'''

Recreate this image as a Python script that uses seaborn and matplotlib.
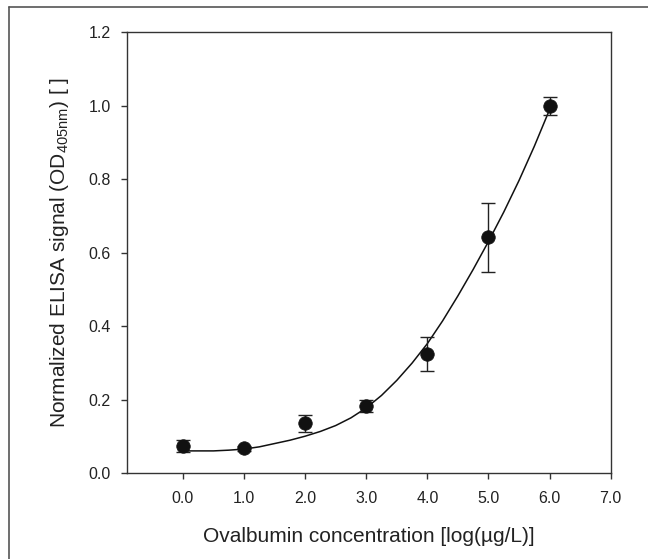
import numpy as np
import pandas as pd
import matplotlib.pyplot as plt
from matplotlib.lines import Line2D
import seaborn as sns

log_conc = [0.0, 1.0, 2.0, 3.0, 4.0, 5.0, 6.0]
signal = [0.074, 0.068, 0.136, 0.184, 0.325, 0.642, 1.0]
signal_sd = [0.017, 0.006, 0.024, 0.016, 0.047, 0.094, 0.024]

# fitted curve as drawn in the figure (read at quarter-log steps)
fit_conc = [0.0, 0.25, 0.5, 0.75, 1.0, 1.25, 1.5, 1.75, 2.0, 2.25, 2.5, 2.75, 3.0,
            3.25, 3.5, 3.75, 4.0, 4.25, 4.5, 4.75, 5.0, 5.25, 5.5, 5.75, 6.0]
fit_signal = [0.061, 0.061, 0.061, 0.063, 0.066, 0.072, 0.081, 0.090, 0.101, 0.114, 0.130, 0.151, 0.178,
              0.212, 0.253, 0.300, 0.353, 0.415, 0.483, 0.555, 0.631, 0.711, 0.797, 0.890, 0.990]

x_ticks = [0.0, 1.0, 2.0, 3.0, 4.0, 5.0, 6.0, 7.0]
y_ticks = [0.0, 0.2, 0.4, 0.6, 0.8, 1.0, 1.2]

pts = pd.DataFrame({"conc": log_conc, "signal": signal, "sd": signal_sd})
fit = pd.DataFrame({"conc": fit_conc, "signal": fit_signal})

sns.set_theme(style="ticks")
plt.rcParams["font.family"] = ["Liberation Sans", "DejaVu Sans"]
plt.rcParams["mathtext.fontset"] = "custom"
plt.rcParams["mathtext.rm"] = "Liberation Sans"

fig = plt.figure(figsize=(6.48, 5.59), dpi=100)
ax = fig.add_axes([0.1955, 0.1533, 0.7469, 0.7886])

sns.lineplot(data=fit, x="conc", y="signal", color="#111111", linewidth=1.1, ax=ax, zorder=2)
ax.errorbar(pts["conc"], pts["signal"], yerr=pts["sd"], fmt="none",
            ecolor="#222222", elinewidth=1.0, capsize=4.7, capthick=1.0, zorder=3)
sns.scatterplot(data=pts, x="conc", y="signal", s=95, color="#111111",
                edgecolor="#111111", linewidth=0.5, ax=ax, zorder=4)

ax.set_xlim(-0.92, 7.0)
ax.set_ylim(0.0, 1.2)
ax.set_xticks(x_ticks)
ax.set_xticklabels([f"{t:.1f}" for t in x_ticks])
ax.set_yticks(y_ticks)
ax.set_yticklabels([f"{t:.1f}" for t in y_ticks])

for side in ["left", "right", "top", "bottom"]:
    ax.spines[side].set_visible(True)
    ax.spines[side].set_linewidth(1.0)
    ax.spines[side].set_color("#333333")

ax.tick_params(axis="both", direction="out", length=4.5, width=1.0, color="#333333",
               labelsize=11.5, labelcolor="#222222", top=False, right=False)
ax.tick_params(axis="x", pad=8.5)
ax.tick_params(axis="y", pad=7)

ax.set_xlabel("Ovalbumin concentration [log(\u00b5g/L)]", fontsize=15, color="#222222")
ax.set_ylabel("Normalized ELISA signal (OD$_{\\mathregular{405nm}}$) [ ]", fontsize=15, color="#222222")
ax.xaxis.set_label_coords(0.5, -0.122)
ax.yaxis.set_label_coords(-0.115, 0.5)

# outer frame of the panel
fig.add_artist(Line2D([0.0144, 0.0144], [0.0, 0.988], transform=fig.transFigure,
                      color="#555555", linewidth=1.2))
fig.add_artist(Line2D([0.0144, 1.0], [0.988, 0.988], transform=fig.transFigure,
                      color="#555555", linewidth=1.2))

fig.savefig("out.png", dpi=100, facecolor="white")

'''

What you need to do:
Could the lines from the top of the material through the line with "t in y_ticks])" be repeated exactly, pictures left out?

The answer:
Recreate this image as a Python script that uses seaborn and matplotlib.
import numpy as np
import pandas as pd
import matplotlib.pyplot as plt
from matplotlib.lines import Line2D
import seaborn as sns

log_conc = [0.0, 1.0, 2.0, 3.0, 4.0, 5.0, 6.0]
signal = [0.074, 0.068, 0.136, 0.184, 0.325, 0.642, 1.0]
signal_sd = [0.017, 0.006, 0.024, 0.016, 0.047, 0.094, 0.024]

# fitted curve as drawn in the figure (read at quarter-log steps)
fit_conc = [0.0, 0.25, 0.5, 0.75, 1.0, 1.25, 1.5, 1.75, 2.0, 2.25, 2.5, 2.75, 3.0,
            3.25, 3.5, 3.75, 4.0, 4.25, 4.5, 4.75, 5.0, 5.25, 5.5, 5.75, 6.0]
fit_signal = [0.061, 0.061, 0.061, 0.063, 0.066, 0.072, 0.081, 0.090, 0.101, 0.114, 0.130, 0.151, 0.178,
              0.212, 0.253, 0.300, 0.353, 0.415, 0.483, 0.555, 0.631, 0.711, 0.797, 0.890, 0.990]

x_ticks = [0.0, 1.0, 2.0, 3.0, 4.0, 5.0, 6.0, 7.0]
y_ticks = [0.0, 0.2, 0.4, 0.6, 0.8, 1.0, 1.2]

pts = pd.DataFrame({"conc": log_conc, "signal": signal, "sd": signal_sd})
fit = pd.DataFrame({"conc": fit_conc, "signal": fit_signal})

sns.set_theme(style="ticks")
plt.rcParams["font.family"] = ["Liberation Sans", "DejaVu Sans"]
plt.rcParams["mathtext.fontset"] = "custom"
plt.rcParams["mathtext.rm"] = "Liberation Sans"

fig = plt.figure(figsize=(6.48, 5.59), dpi=100)
ax = fig.add_axes([0.1955, 0.1533, 0.7469, 0.7886])

sns.lineplot(data=fit, x="conc", y="signal", color="#111111", linewidth=1.1, ax=ax, zorder=2)
ax.errorbar(pts["conc"], pts["signal"], yerr=pts["sd"], fmt="none",
            ecolor="#222222", elinewidth=1.0, capsize=4.7, capthick=1.0, zorder=3)
sns.scatterplot(data=pts, x="conc", y="signal", s=95, color="#111111",
                edgecolor="#111111", linewidth=0.5, ax=ax, zorder=4)

ax.set_xlim(-0.92, 7.0)
ax.set_ylim(0.0, 1.2)
ax.set_xticks(x_ticks)
ax.set_xticklabels([f"{t:.1f}" for t in x_ticks])
ax.set_yticks(y_ticks)
ax.set_yticklabels([f"{t:.1f}" for t in y_ticks])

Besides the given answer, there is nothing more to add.